I guarantee if Stanton was facing the same guy (who doesn't touch the high 80s on the radar) four or five times a game he wouldn't be striking out a ton either. 

I don't know what they can do about it, but three true outcomes baseball, even if it is effective, is dull to watch.
Calvin:  I'm a genius.  But I'm a misunderstood genius. 
Hobbes:  What's misunderstood about you?
Calvin:  Nobody thinks I'm a genius.

Jockey

Quote from: MUBurrow on April 10, 2018, 02:59:49 PM
I'm generally as pro-sabermetric a guy as you'll find. I'm typically incredulous that anyone could call themselves anything else - after all, its information, and the more of it you have, the better positioned you are to make smart decisions.

But that the information is only valuable inasmuch as it is predictive of certain desired outcomes. I think launch angle, exit velocity, et. al. is useful, but it has to be contextualized.  The desired outcome those things are measuring - likelihood of a home run - has to be balanced with the associated cost. Does an increase in launch angle or exit velocity correlate with higher K%? What does a change in launch angle do to a BABIP?  I've got about 20 fangraphs articles languishing in my "to read" bookmarks pile, so I'm sure guys much smarter than me have covered this. But to to the uneducated observer, its beginning to seem like talent evaluators are falling in love with and maybe overvalue advanced power stats.

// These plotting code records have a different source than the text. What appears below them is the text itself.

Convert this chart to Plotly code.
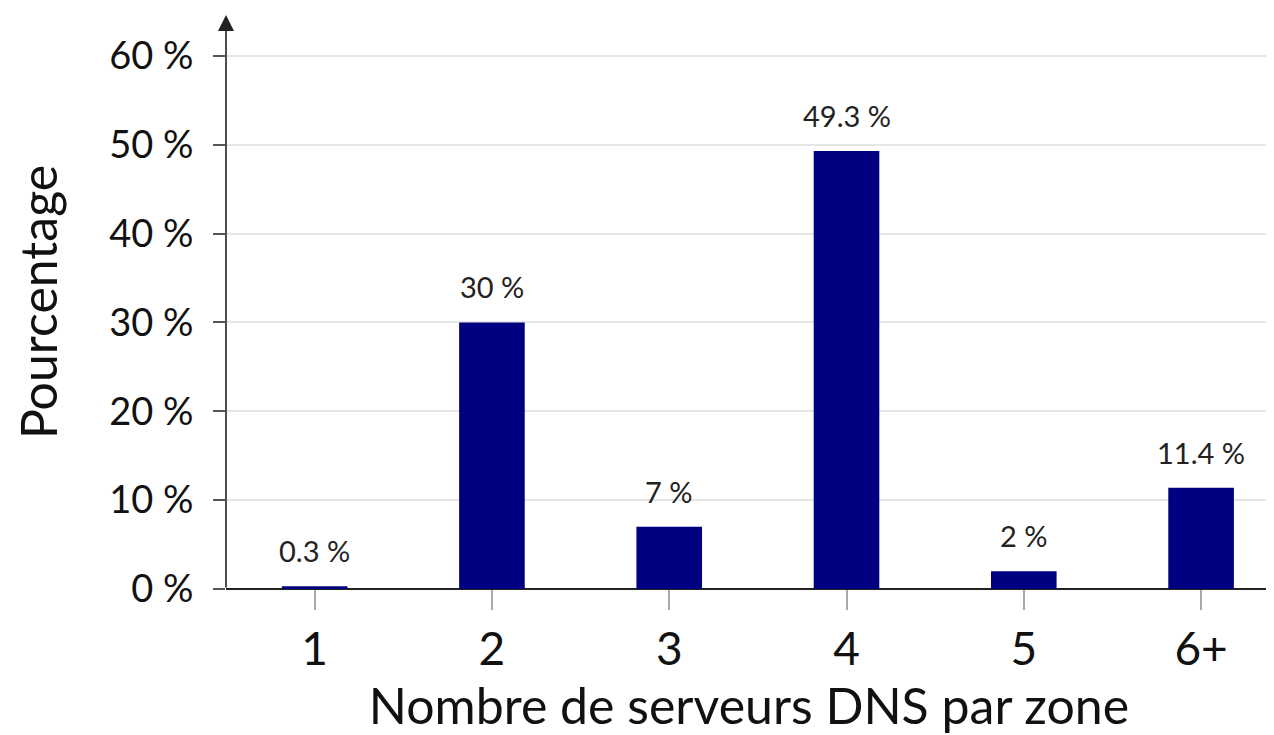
import plotly.graph_objects as go

categories = ['1', '2', '3', '4', '5', '6+']
values = [0.3, 30, 7, 49.3, 2, 11.4]
labels = ['0.3 %', '30 %', '7 %', '49.3 %', '2 %', '11.4 %']
y_ticks = [0, 10, 20, 30, 40, 50, 60]
y_tick_text = ['0 %', '10 %', '20 %', '30 %', '40 %', '50 %', '60 %']

FONT = 'Lato'

fig = go.Figure()
fig.add_trace(go.Bar(
    x=categories,
    y=values,
    marker=dict(color='#000080', line=dict(width=0)),
    width=0.37,
))

# value labels above the bars (category index used as x)
for i, (val, lab) in enumerate(zip(values, labels)):
    fig.add_annotation(
        x=i, y=val, text=lab, showarrow=False,
        yanchor='bottom', yshift=16,
        font=dict(family=FONT, size=29, color='#222222'),
    )

# y axis arrow
fig.add_annotation(
    x=-0.5, y=64.6, ax=-0.5, ay=0,
    xref='x', yref='y', axref='x', ayref='y',
    text='', showarrow=True, arrowhead=2, arrowsize=2,
    arrowwidth=1.6, arrowcolor='#222222',
)

# page body adds an 8px margin, so margins are shifted by that amount
fig.update_layout(
    width=1274, height=735,
    margin=dict(l=218, r=10, t=7, b=154),
    plot_bgcolor='white', paper_bgcolor='white',
    showlegend=False,
    font=dict(family=FONT, color='#111111'),
    xaxis=dict(
        type='category',
        range=[-0.5, 5.4],
        automargin=False,
        showgrid=False,
        showline=False,
        ticks='outside', ticklen=20, tickwidth=1.5, tickcolor='#aaaaaa',
        tickfont=dict(family=FONT, size=46),
        ticklabelstandoff=0,
        title=dict(text='Nombre de serveurs DNS par zone',
                   font=dict(family=FONT, size=50), standoff=6),
        zeroline=False,
    ),
    yaxis=dict(
        range=[0, 64.6],
        automargin=False,
        tickvals=y_ticks, ticktext=y_tick_text,
        showgrid=True, gridcolor='#e6e6e6', gridwidth=1.5,
        ticks='outside', ticklen=12, tickwidth=1.5, tickcolor='#555555',
        tickfont=dict(family=FONT, size=38),
        ticklabelstandoff=12,
        showline=False,
        zeroline=True, zerolinecolor='#222222', zerolinewidth=2,
        title=dict(text='Pourcentage', font=dict(family=FONT, size=50), standoff=48),
    ),
)

fig.write_html('out.html')
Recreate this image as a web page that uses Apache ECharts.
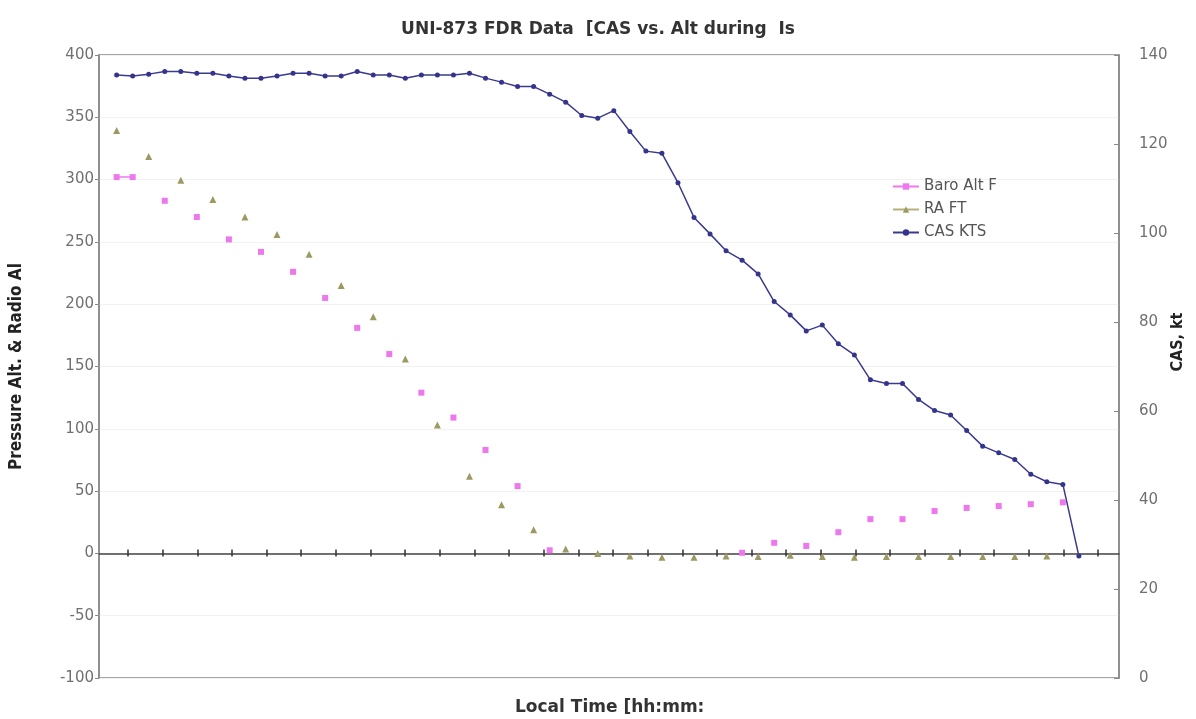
<!DOCTYPE html>
<html>
<head>
<meta charset="utf-8">
<script src="https://cdn.jsdelivr.net/npm/echarts@6/dist/echarts.min.js"></script>
<style>html,body{margin:0;padding:0;background:#fff}#c{width:1196px;height:719px}</style>
</head>
<body>
<div id="c"></div>
<script>
// ---- data (sample index along local time) ----
const casKts = [135.5,135.3,135.7,136.3,136.3,135.9,135.9,135.3,134.8,134.8,
  135.3,135.9,135.9,135.3,135.3,136.3,135.5,135.5,134.8,135.5,
  135.5,135.5,135.9,134.8,133.9,132.9,132.9,131.2,129.4,126.4,
  125.8,127.5,122.8,118.4,117.9,111.3,103.5,99.8,96.0,93.9,
  90.8,84.6,81.6,78.0,79.3,75.1,72.6,67.0,66.2,66.2,
  62.6,60.1,59.1,55.6,52.1,50.6,49.1,45.8,44.1,43.5,
  27.4];
const baroAlt = [302,302,null,283,null,270,null,252,null,242,
  null,226,null,205,null,181,null,160,null,129,
  null,109,null,83,null,54,null,2.5,null,null,
  null,null,null,null,null,null,null,null,null,0.5,
  null,8.5,null,6,null,17,null,27.5,null,27.5,
  null,34,null,36.5,null,38,null,39.5,null,41,
  null];
const raFt = [339.5,null,318.6,null,299.4,null,284,null,270,null,
  256,null,240,null,215,null,190,null,156,null,
  103,null,62,null,39,null,19,null,3.5,null,
  0,null,-2,null,-3,null,-3,null,-2,null,
  -2.5,null,-1.5,null,-2.5,null,-3,null,-2.5,null,
  -2.5,null,-2.5,null,-2.5,null,-2.5,null,-2,null,
  null];
const leftTicks = {min:-100, max:400, step:50};
const rightTicks = {min:0, max:140, step:20};
const timeTickCount = 28;

const toXY = arr => arr.map((v,i) => [i, v === null ? '-' : v]);

const chart = echarts.init(document.getElementById('c'), null, {renderer:'canvas'});
const lblFont = 'DejaVu Sans';
const nameFont = 'DejaVu Sans Condensed, Liberation Sans, sans-serif';
chart.setOption({
  backgroundColor:'#fff',
  animation:false,
  title:[
    {text:'UNI-873 FDR Data  [CAS vs. Alt during  Is', left:'center', top:16,
     textStyle:{fontFamily:lblFont, fontSize:17, fontWeight:'bold', color:'#333'}},
    {text:'Local Time [hh:mm:', left:510, top:694,
     textStyle:{fontFamily:lblFont, fontSize:17, fontWeight:'bold', color:'#333'}}
  ],
  graphic:[
    {type:'text', x:1178, y:342, rotation:Math.PI/2,
     style:{text:'CAS, kt', fill:'#222', font:'bold 16px "DejaVu Sans Condensed", sans-serif',
            align:'center', verticalAlign:'middle'}}
  ],
  legend:{
    orient:'vertical', left:887, top:174, itemWidth:26, itemHeight:8, itemGap:8,
    textStyle:{fontFamily:lblFont, fontSize:15, color:'#555'},
    data:['Baro Alt F','RA FT','CAS KTS']
  },
  grid:[
    {left:97, right:77, top:55, bottom:41, show:true, borderColor:'#888', borderWidth:1.5},
    {left:128, right:98, top:549.5, height:7}
  ],
  xAxis:[
    {type:'value', gridIndex:0, min:-1.1, max:62.5,
     axisLine:{show:true, onZero:true, onZeroAxisIndex:0, lineStyle:{color:'#444', width:1.5}},
     axisTick:{show:false}, axisLabel:{show:false}, splitLine:{show:false}},
    {type:'value', gridIndex:1, min:0, max:timeTickCount, interval:1, position:'bottom',
     axisLine:{show:false, onZero:false}, axisTick:{show:true, inside:true, length:7, lineStyle:{color:'#333', width:1.5}},
     axisLabel:{show:false}, splitLine:{show:false}}
  ],
  yAxis:[
    {type:'value', gridIndex:0, min:leftTicks.min, max:leftTicks.max, interval:leftTicks.step, position:'left',
     name:'Pressure Alt. & Radio Al', nameLocation:'middle', nameGap:74, nameRotate:90,
     nameTextStyle:{fontFamily:nameFont, fontWeight:'bold', fontSize:17, color:'#222'},
     axisLine:{show:true, onZero:false, lineStyle:{color:'#888', width:1.5}},
     axisTick:{show:true, length:4, lineStyle:{color:'#888'}},
     axisLabel:{fontFamily:lblFont, fontSize:15, color:'#707070', margin:5},
     splitLine:{show:true, lineStyle:{color:'#f2f2f2', width:1}}},
    {type:'value', gridIndex:0, min:rightTicks.min, max:rightTicks.max, interval:rightTicks.step, position:'right',
     axisLine:{show:true, onZero:false, lineStyle:{color:'#888', width:1.5}},
     axisTick:{show:true, inside:true, length:5, lineStyle:{color:'#888'}},
     axisLabel:{fontFamily:lblFont, fontSize:15, color:'#707070', margin:20},
     splitLine:{show:false}},
    {type:'value', gridIndex:1, min:0, max:1, show:false}
  ],
  series:[
    {name:'Baro Alt F', type:'line', xAxisIndex:0, yAxisIndex:0, data:toXY(baroAlt),
     connectNulls:false, symbol:'rect', symbolSize:6, showSymbol:true,
     itemStyle:{color:'#ee77ee'}, lineStyle:{color:'#ee77ee', width:1.5}},
    {name:'RA FT', type:'line', xAxisIndex:0, yAxisIndex:0, data:toXY(raFt),
     connectNulls:false, symbol:'triangle', symbolSize:7, showSymbol:true,
     itemStyle:{color:'#9c9a62'}, lineStyle:{color:'#b4b27a', width:1.5}},
    {name:'CAS KTS', type:'line', xAxisIndex:0, yAxisIndex:1, data:toXY(casKts),
     symbol:'circle', symbolSize:5, showSymbol:true,
     itemStyle:{color:'#34348c'}, lineStyle:{color:'#3a3a90', width:1.5}}
  ]
});
</script>
</body>
</html>
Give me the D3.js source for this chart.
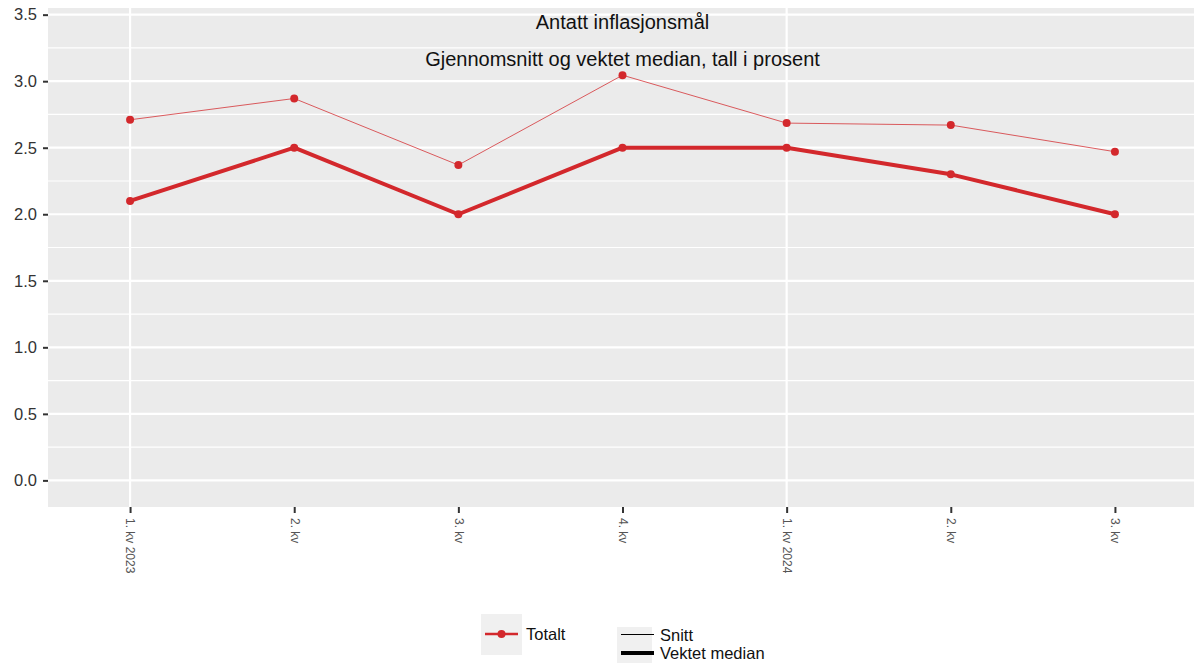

Great post, Burrow. My thoughts are similar when it come to analytics. I think it may be getting overplayed at times (talking about you, Gabe Kapler), but it is a necessary part of today's game. As you said, more info is better.

Having said that, I don't know what to think about launch angle. I understand why guys want to maximize the proper angle - but we don't really know if it is what is necessarily driving the HR boom. The emphasis on launch angle has mirrored the juiced ball. Which is more responsible for the surge in HRs? I think it is the juiced ball more than guys adjusting launch angle and we will end up with tons of flyouts to the warning track if we ever go back to the old ball.?


Would be interested in your (or anyone else's) opinion.